Exercise prompt
Transcribe all of the data exactly. Omit the pictures.

Given data
_ _ _ _ _ _ _
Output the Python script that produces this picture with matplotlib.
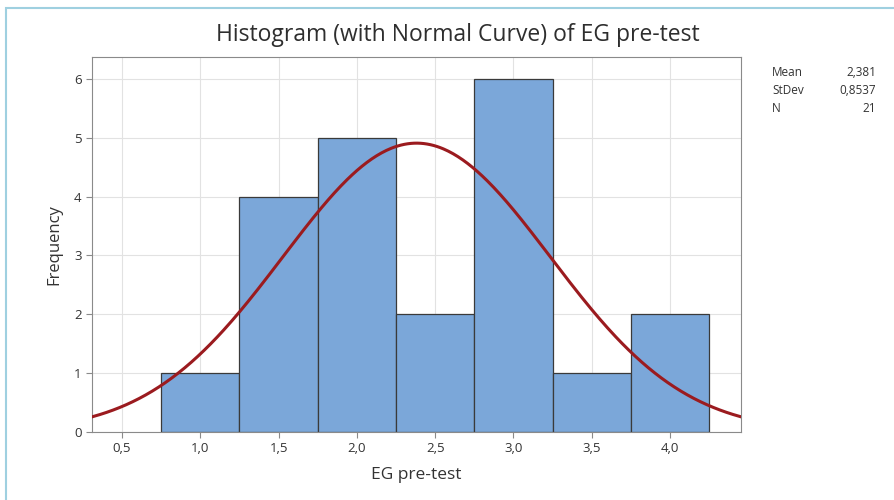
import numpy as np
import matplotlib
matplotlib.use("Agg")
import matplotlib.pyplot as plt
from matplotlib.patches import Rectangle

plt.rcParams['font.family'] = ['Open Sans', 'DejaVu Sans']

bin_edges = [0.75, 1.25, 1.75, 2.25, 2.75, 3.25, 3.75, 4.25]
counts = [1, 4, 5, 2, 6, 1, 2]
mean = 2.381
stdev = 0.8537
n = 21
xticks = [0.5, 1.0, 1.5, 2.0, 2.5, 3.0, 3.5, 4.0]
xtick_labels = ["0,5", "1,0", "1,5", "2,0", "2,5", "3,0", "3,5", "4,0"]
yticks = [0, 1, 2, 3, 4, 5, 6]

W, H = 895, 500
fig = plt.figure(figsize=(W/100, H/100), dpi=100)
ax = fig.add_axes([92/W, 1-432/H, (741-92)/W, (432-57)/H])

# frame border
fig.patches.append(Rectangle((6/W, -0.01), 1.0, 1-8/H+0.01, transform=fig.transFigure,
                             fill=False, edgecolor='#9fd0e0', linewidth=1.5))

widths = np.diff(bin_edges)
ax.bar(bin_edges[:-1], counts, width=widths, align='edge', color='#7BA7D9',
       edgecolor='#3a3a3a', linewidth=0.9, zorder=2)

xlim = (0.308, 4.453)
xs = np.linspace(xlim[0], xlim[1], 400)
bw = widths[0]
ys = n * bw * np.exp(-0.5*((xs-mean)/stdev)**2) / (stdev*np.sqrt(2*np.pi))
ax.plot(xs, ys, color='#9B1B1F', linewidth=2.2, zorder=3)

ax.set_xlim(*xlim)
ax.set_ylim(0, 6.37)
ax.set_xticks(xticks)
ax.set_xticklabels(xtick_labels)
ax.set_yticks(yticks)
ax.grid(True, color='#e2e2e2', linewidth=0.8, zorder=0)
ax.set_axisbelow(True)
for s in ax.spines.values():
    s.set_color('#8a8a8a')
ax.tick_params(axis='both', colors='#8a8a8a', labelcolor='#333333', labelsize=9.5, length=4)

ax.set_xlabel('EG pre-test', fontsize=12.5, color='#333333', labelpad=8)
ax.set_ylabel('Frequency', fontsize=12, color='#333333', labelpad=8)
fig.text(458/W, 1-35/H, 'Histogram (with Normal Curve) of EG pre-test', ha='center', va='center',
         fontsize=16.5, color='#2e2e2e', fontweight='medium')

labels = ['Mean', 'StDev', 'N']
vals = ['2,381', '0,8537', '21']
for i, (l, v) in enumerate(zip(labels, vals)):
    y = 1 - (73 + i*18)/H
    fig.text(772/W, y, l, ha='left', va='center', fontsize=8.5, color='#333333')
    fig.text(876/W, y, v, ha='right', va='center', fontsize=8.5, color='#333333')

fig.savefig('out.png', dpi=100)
_ _ _ _ _ _ _
Response below
Output the Python script that produces this picture with matplotlib.
import numpy as np
import matplotlib
matplotlib.use("Agg")
import matplotlib.pyplot as plt
from matplotlib.patches import Rectangle

plt.rcParams['font.family'] = ['Open Sans', 'DejaVu Sans']

bin_edges = [0.75, 1.25, 1.75, 2.25, 2.75, 3.25, 3.75, 4.25]
counts = [1, 4, 5, 2, 6, 1, 2]
mean = 2.381
stdev = 0.8537
n = 21
xticks = [0.5, 1.0, 1.5, 2.0, 2.5, 3.0, 3.5, 4.0]
xtick_labels = ["0,5", "1,0", "1,5", "2,0", "2,5", "3,0", "3,5", "4,0"]
yticks = [0, 1, 2, 3, 4, 5, 6]

W, H = 895, 500
fig = plt.figure(figsize=(W/100, H/100), dpi=100)
ax = fig.add_axes([92/W, 1-432/H, (741-92)/W, (432-57)/H])

# frame border
fig.patches.append(Rectangle((6/W, -0.01), 1.0, 1-8/H+0.01, transform=fig.transFigure,
                             fill=False, edgecolor='#9fd0e0', linewidth=1.5))

widths = np.diff(bin_edges)
ax.bar(bin_edges[:-1], counts, width=widths, align='edge', color='#7BA7D9',
       edgecolor='#3a3a3a', linewidth=0.9, zorder=2)

xlim = (0.308, 4.453)
xs = np.linspace(xlim[0], xlim[1], 400)
bw = widths[0]
ys = n * bw * np.exp(-0.5*((xs-mean)/stdev)**2) / (stdev*np.sqrt(2*np.pi))
ax.plot(xs, ys, color='#9B1B1F', linewidth=2.2, zorder=3)

ax.set_xlim(*xlim)
ax.set_ylim(0, 6.37)
ax.set_xticks(xticks)
ax.set_xticklabels(xtick_labels)
ax.set_yticks(yticks)
ax.grid(True, color='#e2e2e2', linewidth=0.8, zorder=0)
ax.set_axisbelow(True)
for s in ax.spines.values():
    s.set_color('#8a8a8a')
ax.tick_params(axis='both', colors='#8a8a8a', labelcolor='#333333', labelsize=9.5, length=4)

ax.set_xlabel('EG pre-test', fontsize=12.5, color='#333333', labelpad=8)
ax.set_ylabel('Frequency', fontsize=12, color='#333333', labelpad=8)
fig.text(458/W, 1-35/H, 'Histogram (with Normal Curve) of EG pre-test', ha='center', va='center',
         fontsize=16.5, color='#2e2e2e', fontweight='medium')

labels = ['Mean', 'StDev', 'N']
vals = ['2,381', '0,8537', '21']
for i, (l, v) in enumerate(zip(labels, vals)):
    y = 1 - (73 + i*18)/H
    fig.text(772/W, y, l, ha='left', va='center', fontsize=8.5, color='#333333')
    fig.text(876/W, y, v, ha='right', va='center', fontsize=8.5, color='#333333')

fig.savefig('out.png', dpi=100)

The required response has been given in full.